>>>

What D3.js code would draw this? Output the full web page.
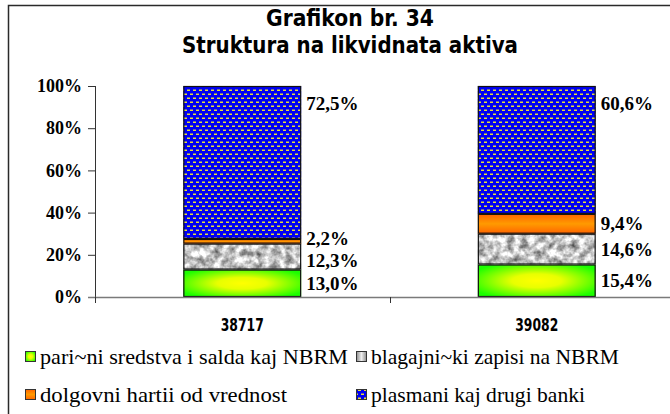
<!DOCTYPE html>
<html>
<head>
<meta charset="utf-8">
<script src="https://cdn.jsdelivr.net/npm/d3@7/dist/d3.min.js"></script>
<style>
  html, body { margin: 0; padding: 0; background: #fff; }
  svg { display: block; }
</style>
</head>
<body>
<script>
// Structure of liquid assets, shares in percent per period
const categories = ["38717", "39082"];
const seriesNames = [
  "pari~ni sredstva i salda kaj NBRM",
  "blagajni~ki zapisi na NBRM",
  "dolgovni hartii od vrednost",
  "plasmani kaj drugi banki"
];
const cashAndNbrm = [13.0, 15.4];
const treasuryBills = [12.3, 14.6];
const debtSecurities = [2.2, 9.4];
const interbankPlacements = [72.5, 60.6];
const yTicks = [0, 20, 40, 60, 80, 100];
const titleLines = ["Grafikon br. 34", "Struktura na likvidnata aktiva"];

const W = 670, H = 414;
const margin = { left: 95, top: 86, plotRight: 684, bottom: 297 };

const keys = ["cash", "bills", "debt", "place"];
const table = categories.map((c, i) => ({
  cat: c,
  cash: cashAndNbrm[i],
  bills: treasuryBills[i],
  debt: debtSecurities[i],
  place: interbankPlacements[i]
}));
const stacked = d3.stack().keys(keys)(table);

const svg = d3.select("body").append("svg")
  .attr("width", W).attr("height", H);

const defs = svg.append("defs");

// green fill: yellow glow in the middle
const gGreen = defs.append("radialGradient").attr("id", "fillGreen")
  .attr("cx", "50%").attr("cy", "50%").attr("r", "60%");
gGreen.append("stop").attr("offset", "0%").attr("stop-color", "#ffff00");
gGreen.append("stop").attr("offset", "35%").attr("stop-color", "#e8ff00");
gGreen.append("stop").attr("offset", "100%").attr("stop-color", "#1cff00");

// orange fill: lighter band through the middle
const gOrange = defs.append("linearGradient").attr("id", "fillOrange")
  .attr("x1", 0).attr("y1", 0).attr("x2", 0).attr("y2", 1);
gOrange.append("stop").attr("offset", "0%").attr("stop-color", "#ff6400");
gOrange.append("stop").attr("offset", "50%").attr("stop-color", "#ff9a00");
gOrange.append("stop").attr("offset", "100%").attr("stop-color", "#ff6400");

// gray fill for legend swatch
const gGray = defs.append("linearGradient").attr("id", "fillGray")
  .attr("x1", 0).attr("y1", 0).attr("x2", 1).attr("y2", 0);
gGray.append("stop").attr("offset", "0%").attr("stop-color", "#8c8c8c");
gGray.append("stop").attr("offset", "50%").attr("stop-color", "#eeeeee");
gGray.append("stop").attr("offset", "100%").attr("stop-color", "#8c8c8c");

// granite-like texture
const fGran = defs.append("filter").attr("id", "granite")
  .attr("x", 0).attr("y", 0).attr("width", 1).attr("height", 1)
  .attr("color-interpolation-filters", "sRGB");
fGran.append("feTurbulence").attr("type", "fractalNoise")
  .attr("baseFrequency", 0.14).attr("numOctaves", 3).attr("seed", 7).attr("result", "n");
fGran.append("feColorMatrix").attr("in", "n").attr("type", "matrix")
  .attr("values", "1.15 0 0 0 0.2  1.15 0 0 0 0.2  1.15 0 0 0 0.2  0 0 0 0 1")
  .attr("result", "g");
fGran.append("feComposite").attr("in", "g").attr("in2", "SourceGraphic").attr("operator", "in");

// blue with staggered yellow dashes
const pBlue = defs.append("pattern").attr("id", "fillBlue")
  .attr("patternUnits", "userSpaceOnUse").attr("width", 6).attr("height", 8);
pBlue.append("rect").attr("width", 6).attr("height", 8).attr("fill", "#0000f4");
pBlue.append("rect").attr("x", 1).attr("y", 1.5).attr("width", 3).attr("height", 1.5).attr("fill", "#e6de3a");
pBlue.append("rect").attr("x", 4).attr("y", 5.5).attr("width", 3).attr("height", 1.5).attr("fill", "#e6de3a");
pBlue.append("rect").attr("x", -2).attr("y", 5.5).attr("width", 3).attr("height", 1.5).attr("fill", "#e6de3a");

const fills = {
  cash: { fill: "url(#fillGreen)" },
  bills: { fill: "#c8c8c8", filter: "url(#granite)" },
  debt: { fill: "url(#fillOrange)" },
  place: { fill: "url(#fillBlue)" }
};
const legendFills = {
  cash: "url(#fillGreen)",
  bills: "url(#fillGray)",
  debt: "url(#fillOrange)",
  place: "url(#fillBlue)"
};

// chart frame
svg.append("rect")
  .attr("x", 8.5).attr("y", 5.5).attr("width", 720).attr("height", 460)
  .attr("fill", "#fff").attr("stroke", "#2a2a2a").attr("stroke-width", 1.5);

// title
const titleFont = "'DejaVu Sans Condensed', 'Liberation Sans Narrow', 'Arial Narrow', sans-serif";
const serifFont = "'Liberation Serif', 'Times New Roman', 'DejaVu Serif', serif";
svg.selectAll("text.title").data(titleLines).join("text")
  .attr("class", "title")
  .attr("x", 350).attr("y", (d, i) => 26 + i * 27)
  .attr("text-anchor", "middle")
  .attr("font-family", titleFont)
  .attr("font-stretch", "condensed")
  .attr("font-weight", "bold")
  .attr("font-size", 23)
  .attr("textLength", (d, i) => i === 0 ? 168 : 336)
  .attr("lengthAdjust", "spacingAndGlyphs")
  .attr("fill", "#000")
  .text(d => d);

// scales
const x = d3.scaleBand().domain(categories)
  .range([margin.left, margin.plotRight])
  .paddingInner(0.6).paddingOuter(0.3);
const y = d3.scaleLinear().domain([0, 100]).range([margin.bottom, margin.top]);

// y axis
const yAxis = svg.append("g")
  .attr("transform", `translate(${margin.left},0)`)
  .call(d3.axisLeft(y).tickValues(yTicks).tickSize(7).tickPadding(6)
    .tickFormat(d => d + "%"));
yAxis.select(".domain").attr("stroke", "#333").attr("stroke-width", 1)
  .attr("d", `M0.5,${y(100)}V${margin.bottom + 6}`);
yAxis.selectAll(".tick line").attr("stroke", "#333");
yAxis.selectAll(".tick text")
  .attr("font-family", serifFont)
  .attr("font-weight", "bold").attr("font-size", 18).attr("fill", "#000");

// bars
const layer = svg.append("g");
stacked.forEach(s => {
  const st = fills[s.key];
  s.forEach(d => {
    const x0 = x(d.data.cat), bw = x.bandwidth();
    const r = layer.append("rect")
      .attr("x", x0).attr("y", y(d[1]))
      .attr("width", bw).attr("height", y(d[0]) - y(d[1]))
      .attr("fill", st.fill);
    if (st.filter) r.attr("filter", st.filter);
    layer.append("rect")
      .attr("x", x0 + 0.5).attr("y", y(d[1]) + 0.5)
      .attr("width", bw - 1).attr("height", y(d[0]) - y(d[1]) - 1)
      .attr("fill", "none").attr("stroke", "#111").attr("stroke-width", 1.2);
  });
});

// category axis
const xAxisY = margin.bottom;
svg.append("line")
  .attr("x1", margin.left - 7).attr("x2", W + 20)
  .attr("y1", xAxisY + 0.5).attr("y2", xAxisY + 0.5)
  .attr("stroke", "#7a7a7a").attr("stroke-width", 1.6);
const bounds = [margin.left, ...categories.map(c => x(c) + x.bandwidth() + x.step() * 0.3)];
svg.selectAll("line.ctick").data(bounds).join("line")
  .attr("class", "ctick")
  .attr("x1", d => Math.round(d) + 0.5).attr("x2", d => Math.round(d) + 0.5)
  .attr("y1", xAxisY).attr("y2", xAxisY + 6)
  .attr("stroke", "#333");
svg.selectAll("text.cat").data(categories).join("text")
  .attr("class", "cat")
  .attr("x", d => x(d) + x.bandwidth() / 2).attr("y", 331)
  .attr("text-anchor", "middle")
  .attr("font-family", titleFont)
  .attr("font-stretch", "condensed")
  .attr("font-weight", "bold").attr("font-size", 18)
  .attr("textLength", 43)
  .attr("lengthAdjust", "spacingAndGlyphs")
  .text(d => d);

// value labels to the right of each bar
const fmt = v => d3.format(".1f")(v).replace(".", ",") + "%";
categories.forEach((c, ci) => {
  const labs = stacked.map(s => {
    const d = s[ci];
    const top = s.key === "place";
    return {
      v: d[1] - d[0],
      y: top ? y(d[1]) + 17 : (y(d[0]) + y(d[1])) / 2,
      fixed: top
    };
  });
  // spread the lower labels so they do not overlap
  const lower = labs.filter(l => !l.fixed);
  for (let it = 0; it < 20; it++) {
    for (let k = 0; k < lower.length - 1; k++) {
      const a = lower[k], b = lower[k + 1];
      const gap = a.y - b.y;
      if (gap < 22) {
        const push = (22 - gap) / 2;
        a.y += push; b.y -= push;
      }
    }
  }
  const lx = x(c) + x.bandwidth() + 5;
  labs.forEach(l => {
    svg.append("text")
      .attr("x", lx).attr("y", l.y)
      .attr("dy", "0.35em")
      .attr("font-family", serifFont)
      .attr("font-weight", "bold").attr("font-size", 19)
      .attr("fill", "#000")
      .text(fmt(l.v));
  });
});

// legend, two columns
const legendCols = [25, 356];
const legendRows = [357, 395];
const legendWidths = [308, 248, 247, 214];
keys.forEach((k, i) => {
  const lx = legendCols[i % 2], ly = legendRows[Math.floor(i / 2)];
  svg.append("rect")
    .attr("x", lx + 0.5).attr("y", ly - 5.5)
    .attr("width", 10).attr("height", 10)
    .attr("fill", legendFills[k]).attr("stroke", "#333").attr("stroke-width", 1);
  svg.append("text")
    .attr("x", lx + 15).attr("y", ly + 7)
    .attr("font-family", serifFont)
    .attr("font-size", 22)
    .attr("textLength", legendWidths[i])
    .attr("lengthAdjust", "spacingAndGlyphs")
    .attr("fill", "#000")
    .text(seriesNames[i]);
});
</script>
</body>
</html>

<<<

Without the pictures, return the listing above from its first line through the line that has "684, bottom: 297".

• **Exercise response**:
What D3.js code would draw this? Output the full web page.
<!DOCTYPE html>
<html>
<head>
<meta charset="utf-8">
<script src="https://cdn.jsdelivr.net/npm/d3@7/dist/d3.min.js"></script>
<style>
  html, body { margin: 0; padding: 0; background: #fff; }
  svg { display: block; }
</style>
</head>
<body>
<script>
// Structure of liquid assets, shares in percent per period
const categories = ["38717", "39082"];
const seriesNames = [
  "pari~ni sredstva i salda kaj NBRM",
  "blagajni~ki zapisi na NBRM",
  "dolgovni hartii od vrednost",
  "plasmani kaj drugi banki"
];
const cashAndNbrm = [13.0, 15.4];
const treasuryBills = [12.3, 14.6];
const debtSecurities = [2.2, 9.4];
const interbankPlacements = [72.5, 60.6];
const yTicks = [0, 20, 40, 60, 80, 100];
const titleLines = ["Grafikon br. 34", "Struktura na likvidnata aktiva"];

const W = 670, H = 414;
const margin = { left: 95, top: 86, plotRight: 684, bottom: 297 };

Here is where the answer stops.